- **WHAT YOU NEED TO DO**
Select all lines with the string "this" in them, and copy those lines.

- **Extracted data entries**
= = = =

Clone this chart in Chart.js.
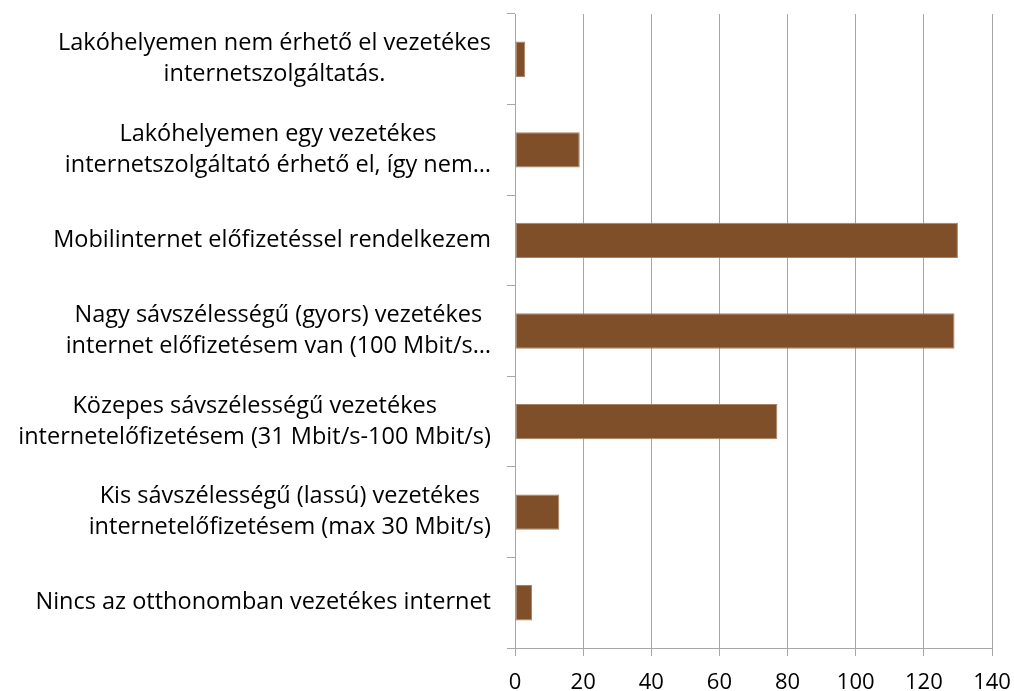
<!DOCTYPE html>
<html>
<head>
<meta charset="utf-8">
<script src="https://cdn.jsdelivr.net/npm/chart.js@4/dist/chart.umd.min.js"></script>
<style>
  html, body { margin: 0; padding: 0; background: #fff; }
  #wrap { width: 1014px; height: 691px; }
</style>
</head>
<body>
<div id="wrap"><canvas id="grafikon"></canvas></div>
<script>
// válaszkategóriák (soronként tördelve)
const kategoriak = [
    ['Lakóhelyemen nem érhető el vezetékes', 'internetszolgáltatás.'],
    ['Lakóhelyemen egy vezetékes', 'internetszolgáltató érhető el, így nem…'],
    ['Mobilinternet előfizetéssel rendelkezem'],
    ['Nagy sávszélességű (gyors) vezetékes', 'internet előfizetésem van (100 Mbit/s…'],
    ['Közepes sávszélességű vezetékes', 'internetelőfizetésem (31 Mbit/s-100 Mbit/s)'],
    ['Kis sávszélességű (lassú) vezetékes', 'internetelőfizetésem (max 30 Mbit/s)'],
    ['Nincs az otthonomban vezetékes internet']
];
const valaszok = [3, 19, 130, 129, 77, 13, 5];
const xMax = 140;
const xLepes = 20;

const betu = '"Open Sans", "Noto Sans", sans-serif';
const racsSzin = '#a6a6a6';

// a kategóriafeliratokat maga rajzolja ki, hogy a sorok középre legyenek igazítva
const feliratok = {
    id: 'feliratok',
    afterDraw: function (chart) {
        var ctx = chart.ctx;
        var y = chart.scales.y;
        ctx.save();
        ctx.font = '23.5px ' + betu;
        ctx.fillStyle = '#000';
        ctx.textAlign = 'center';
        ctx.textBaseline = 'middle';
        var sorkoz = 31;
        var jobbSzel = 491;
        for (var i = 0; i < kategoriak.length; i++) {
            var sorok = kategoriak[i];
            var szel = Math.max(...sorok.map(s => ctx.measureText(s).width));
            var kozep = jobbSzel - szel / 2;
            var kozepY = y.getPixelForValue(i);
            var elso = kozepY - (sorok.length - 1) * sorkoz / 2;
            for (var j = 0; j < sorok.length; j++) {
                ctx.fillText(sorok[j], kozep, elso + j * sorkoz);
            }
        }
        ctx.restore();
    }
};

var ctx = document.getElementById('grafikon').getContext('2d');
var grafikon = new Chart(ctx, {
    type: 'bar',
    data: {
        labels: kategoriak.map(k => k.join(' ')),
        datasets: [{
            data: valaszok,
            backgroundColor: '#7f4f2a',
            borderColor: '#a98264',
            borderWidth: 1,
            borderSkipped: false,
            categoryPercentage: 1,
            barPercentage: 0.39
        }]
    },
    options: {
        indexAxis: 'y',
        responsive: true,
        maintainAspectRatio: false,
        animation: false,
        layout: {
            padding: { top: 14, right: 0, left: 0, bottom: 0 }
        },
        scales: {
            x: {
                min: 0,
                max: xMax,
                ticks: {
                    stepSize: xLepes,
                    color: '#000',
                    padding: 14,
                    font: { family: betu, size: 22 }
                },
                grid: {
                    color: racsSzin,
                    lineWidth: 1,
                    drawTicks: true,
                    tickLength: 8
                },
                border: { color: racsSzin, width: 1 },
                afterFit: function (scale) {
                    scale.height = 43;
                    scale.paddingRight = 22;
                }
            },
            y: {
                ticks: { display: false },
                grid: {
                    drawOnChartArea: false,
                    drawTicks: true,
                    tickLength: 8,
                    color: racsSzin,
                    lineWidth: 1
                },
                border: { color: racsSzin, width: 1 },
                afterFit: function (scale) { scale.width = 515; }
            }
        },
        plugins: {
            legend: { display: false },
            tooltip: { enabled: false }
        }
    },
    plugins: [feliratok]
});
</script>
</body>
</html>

= = = =

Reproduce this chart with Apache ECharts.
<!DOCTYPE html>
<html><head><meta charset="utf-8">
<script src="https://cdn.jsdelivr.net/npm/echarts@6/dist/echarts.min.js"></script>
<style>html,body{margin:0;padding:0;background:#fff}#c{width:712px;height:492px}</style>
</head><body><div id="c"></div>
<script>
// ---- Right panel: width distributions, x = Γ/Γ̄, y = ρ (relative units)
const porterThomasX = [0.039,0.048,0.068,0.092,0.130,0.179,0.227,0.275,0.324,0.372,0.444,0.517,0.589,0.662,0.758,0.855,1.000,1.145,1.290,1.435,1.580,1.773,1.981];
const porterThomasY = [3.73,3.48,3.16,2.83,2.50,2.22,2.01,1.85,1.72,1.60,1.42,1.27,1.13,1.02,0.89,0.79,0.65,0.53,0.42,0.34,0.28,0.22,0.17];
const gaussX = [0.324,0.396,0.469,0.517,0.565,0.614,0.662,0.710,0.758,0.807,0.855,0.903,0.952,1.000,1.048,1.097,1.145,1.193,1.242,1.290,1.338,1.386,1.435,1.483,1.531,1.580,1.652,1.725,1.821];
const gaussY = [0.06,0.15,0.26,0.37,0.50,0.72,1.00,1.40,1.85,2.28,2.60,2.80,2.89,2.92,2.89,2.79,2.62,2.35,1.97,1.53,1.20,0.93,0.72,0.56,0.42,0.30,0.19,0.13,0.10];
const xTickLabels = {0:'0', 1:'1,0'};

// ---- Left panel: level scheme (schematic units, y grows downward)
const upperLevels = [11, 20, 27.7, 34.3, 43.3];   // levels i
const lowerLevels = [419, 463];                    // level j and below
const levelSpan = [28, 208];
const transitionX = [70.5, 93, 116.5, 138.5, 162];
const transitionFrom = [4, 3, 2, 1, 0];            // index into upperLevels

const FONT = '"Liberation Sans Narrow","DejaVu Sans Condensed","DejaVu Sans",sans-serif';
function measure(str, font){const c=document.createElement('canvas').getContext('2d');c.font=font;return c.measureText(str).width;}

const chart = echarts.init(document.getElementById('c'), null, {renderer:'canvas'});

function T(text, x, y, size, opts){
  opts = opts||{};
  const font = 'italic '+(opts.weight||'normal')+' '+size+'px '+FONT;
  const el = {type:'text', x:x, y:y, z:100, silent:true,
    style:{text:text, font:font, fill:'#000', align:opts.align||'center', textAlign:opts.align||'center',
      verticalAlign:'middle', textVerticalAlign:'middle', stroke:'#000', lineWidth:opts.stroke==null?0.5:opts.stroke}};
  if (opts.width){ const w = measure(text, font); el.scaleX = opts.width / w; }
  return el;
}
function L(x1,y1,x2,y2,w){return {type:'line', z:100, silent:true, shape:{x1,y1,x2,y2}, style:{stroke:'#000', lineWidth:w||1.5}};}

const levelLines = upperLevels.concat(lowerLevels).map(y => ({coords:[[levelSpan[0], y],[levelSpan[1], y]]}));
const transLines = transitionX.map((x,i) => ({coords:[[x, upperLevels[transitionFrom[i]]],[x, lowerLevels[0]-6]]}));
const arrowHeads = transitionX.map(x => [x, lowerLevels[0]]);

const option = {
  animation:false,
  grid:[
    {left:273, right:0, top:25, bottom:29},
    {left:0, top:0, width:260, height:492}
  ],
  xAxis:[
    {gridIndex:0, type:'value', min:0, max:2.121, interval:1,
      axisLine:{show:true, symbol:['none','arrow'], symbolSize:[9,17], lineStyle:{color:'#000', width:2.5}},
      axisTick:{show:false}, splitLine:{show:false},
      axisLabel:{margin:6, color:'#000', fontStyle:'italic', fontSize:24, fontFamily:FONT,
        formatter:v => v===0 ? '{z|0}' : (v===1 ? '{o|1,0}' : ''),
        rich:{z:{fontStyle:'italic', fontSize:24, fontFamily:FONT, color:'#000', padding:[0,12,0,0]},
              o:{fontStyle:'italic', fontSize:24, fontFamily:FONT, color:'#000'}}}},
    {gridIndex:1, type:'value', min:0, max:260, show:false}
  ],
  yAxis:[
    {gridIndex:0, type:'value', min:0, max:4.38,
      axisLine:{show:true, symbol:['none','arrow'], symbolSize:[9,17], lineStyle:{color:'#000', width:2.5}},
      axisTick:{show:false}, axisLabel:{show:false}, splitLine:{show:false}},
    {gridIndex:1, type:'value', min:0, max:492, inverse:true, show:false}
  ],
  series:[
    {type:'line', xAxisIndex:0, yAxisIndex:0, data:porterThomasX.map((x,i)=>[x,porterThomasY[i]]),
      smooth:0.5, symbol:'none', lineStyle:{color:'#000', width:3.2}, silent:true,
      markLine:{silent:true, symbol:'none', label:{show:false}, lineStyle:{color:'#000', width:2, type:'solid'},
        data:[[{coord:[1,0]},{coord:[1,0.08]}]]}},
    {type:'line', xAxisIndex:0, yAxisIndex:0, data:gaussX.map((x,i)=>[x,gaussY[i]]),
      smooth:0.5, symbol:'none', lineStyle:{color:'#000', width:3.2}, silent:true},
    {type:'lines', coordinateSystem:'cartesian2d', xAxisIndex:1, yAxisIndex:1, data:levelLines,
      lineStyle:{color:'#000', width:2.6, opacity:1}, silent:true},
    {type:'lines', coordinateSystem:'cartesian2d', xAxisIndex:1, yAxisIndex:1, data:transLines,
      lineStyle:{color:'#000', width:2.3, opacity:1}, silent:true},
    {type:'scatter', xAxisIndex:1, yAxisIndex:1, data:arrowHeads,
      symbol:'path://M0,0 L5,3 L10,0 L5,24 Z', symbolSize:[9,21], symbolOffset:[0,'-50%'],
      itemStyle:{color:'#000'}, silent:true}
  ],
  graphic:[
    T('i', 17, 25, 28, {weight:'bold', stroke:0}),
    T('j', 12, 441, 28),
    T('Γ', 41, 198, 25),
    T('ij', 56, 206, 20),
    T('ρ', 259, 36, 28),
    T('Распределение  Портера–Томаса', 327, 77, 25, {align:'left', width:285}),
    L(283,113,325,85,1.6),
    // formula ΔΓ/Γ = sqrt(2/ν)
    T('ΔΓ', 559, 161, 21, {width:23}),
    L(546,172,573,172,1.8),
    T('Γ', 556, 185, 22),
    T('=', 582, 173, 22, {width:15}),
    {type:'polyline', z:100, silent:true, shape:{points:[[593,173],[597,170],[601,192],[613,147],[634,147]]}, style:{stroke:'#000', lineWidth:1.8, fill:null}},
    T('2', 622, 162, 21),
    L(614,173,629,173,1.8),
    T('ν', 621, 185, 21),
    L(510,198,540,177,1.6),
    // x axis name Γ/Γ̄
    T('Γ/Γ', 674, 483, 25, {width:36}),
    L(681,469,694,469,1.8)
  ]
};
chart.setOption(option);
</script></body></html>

= = = =

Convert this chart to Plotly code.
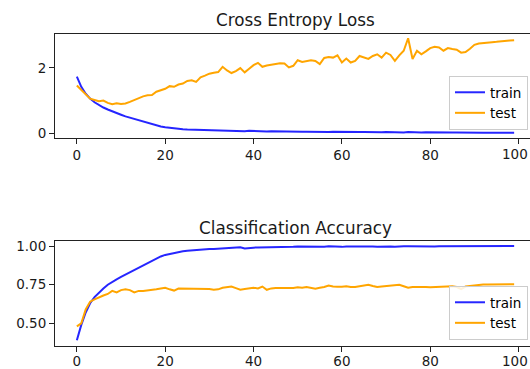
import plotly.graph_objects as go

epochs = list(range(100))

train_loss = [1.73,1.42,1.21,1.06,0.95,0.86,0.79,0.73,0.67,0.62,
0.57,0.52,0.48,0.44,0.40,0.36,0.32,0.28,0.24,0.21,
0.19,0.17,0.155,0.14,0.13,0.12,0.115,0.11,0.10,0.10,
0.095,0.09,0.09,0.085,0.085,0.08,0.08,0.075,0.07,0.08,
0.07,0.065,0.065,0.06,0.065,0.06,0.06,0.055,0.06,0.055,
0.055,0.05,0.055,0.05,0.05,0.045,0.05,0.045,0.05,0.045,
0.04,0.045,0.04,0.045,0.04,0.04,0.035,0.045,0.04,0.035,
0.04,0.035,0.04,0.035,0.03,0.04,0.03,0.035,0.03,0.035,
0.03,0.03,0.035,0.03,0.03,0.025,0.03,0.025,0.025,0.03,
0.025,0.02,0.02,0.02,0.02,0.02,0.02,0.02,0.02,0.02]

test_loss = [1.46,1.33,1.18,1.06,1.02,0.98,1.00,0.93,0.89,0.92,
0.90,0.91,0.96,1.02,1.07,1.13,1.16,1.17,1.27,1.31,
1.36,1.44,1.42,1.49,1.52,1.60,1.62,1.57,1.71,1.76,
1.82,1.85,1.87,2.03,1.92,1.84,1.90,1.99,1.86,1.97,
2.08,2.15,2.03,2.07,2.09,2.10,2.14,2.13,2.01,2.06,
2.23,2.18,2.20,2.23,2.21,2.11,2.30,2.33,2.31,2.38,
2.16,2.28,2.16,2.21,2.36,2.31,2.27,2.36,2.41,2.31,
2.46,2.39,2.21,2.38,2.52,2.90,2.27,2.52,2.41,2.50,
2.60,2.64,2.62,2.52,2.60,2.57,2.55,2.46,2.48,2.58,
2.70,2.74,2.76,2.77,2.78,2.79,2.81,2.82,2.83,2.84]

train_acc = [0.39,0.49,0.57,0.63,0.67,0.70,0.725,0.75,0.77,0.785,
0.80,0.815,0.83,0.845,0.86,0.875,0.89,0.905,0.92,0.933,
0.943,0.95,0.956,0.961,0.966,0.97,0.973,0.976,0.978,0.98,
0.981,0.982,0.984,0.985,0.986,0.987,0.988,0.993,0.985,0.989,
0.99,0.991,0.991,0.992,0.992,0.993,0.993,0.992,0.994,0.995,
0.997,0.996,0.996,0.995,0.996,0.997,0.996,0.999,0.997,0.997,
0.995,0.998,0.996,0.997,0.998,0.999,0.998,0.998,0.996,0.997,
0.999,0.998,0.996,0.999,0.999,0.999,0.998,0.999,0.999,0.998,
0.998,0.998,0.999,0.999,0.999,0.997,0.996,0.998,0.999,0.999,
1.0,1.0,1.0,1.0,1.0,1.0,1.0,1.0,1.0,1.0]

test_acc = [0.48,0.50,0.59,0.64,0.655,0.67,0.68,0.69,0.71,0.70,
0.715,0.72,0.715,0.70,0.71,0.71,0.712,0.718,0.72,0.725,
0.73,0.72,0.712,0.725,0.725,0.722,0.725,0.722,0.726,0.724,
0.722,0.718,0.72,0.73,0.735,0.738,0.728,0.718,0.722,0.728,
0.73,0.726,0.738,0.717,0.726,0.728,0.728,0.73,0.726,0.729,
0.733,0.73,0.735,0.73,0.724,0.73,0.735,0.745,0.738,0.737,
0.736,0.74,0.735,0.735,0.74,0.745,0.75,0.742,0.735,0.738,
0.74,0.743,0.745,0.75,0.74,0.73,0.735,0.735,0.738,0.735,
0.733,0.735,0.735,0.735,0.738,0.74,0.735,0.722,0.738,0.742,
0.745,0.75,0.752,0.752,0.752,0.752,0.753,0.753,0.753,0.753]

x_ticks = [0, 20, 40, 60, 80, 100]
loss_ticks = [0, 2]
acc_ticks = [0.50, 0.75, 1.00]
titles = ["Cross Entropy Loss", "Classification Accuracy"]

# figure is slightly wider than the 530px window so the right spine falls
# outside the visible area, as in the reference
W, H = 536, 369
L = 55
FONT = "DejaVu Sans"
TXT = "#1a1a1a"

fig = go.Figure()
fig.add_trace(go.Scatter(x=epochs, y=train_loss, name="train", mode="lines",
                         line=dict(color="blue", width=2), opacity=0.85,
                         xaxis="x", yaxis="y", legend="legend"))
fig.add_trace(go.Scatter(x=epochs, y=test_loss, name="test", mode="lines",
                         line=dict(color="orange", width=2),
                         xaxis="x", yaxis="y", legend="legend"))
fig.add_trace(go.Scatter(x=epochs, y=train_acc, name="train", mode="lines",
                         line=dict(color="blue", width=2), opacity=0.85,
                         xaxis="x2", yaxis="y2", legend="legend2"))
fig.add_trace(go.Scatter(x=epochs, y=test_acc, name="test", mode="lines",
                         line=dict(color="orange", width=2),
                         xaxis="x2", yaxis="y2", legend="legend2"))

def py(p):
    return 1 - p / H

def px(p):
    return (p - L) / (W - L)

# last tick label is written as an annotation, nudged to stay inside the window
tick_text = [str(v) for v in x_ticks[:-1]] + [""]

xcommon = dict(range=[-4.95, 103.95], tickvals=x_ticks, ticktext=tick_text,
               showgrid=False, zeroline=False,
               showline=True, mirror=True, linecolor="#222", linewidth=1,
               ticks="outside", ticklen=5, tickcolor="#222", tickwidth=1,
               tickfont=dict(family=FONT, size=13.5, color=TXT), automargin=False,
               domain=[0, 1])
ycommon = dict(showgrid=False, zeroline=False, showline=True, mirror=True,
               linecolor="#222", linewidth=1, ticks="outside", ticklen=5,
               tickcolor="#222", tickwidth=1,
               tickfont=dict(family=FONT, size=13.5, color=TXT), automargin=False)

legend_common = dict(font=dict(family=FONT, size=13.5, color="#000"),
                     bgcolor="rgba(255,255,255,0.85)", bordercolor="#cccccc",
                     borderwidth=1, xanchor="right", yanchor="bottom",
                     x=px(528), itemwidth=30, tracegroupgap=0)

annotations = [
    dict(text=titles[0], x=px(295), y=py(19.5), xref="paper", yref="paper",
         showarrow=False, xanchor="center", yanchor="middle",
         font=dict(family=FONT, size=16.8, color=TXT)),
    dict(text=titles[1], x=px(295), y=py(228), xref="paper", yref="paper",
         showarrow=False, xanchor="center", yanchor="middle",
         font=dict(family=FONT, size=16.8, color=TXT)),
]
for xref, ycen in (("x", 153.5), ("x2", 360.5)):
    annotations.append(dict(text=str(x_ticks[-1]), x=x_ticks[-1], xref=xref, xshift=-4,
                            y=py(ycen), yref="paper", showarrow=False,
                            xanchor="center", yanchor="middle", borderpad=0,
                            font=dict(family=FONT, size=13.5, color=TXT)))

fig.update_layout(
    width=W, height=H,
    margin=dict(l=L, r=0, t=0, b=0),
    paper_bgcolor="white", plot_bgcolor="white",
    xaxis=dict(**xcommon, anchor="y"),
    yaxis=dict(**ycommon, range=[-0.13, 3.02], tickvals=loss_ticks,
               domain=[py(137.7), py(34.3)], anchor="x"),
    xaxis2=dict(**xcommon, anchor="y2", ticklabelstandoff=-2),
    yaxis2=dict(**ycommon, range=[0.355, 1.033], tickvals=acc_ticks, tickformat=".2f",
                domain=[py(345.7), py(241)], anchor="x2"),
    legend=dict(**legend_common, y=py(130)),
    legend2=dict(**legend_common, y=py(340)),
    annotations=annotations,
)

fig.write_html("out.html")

= = = =

- **RESPONSE BELOW**
Clone this chart in Chart.js.
Reproduce this chart with Apache ECharts.
Convert this chart to Plotly code.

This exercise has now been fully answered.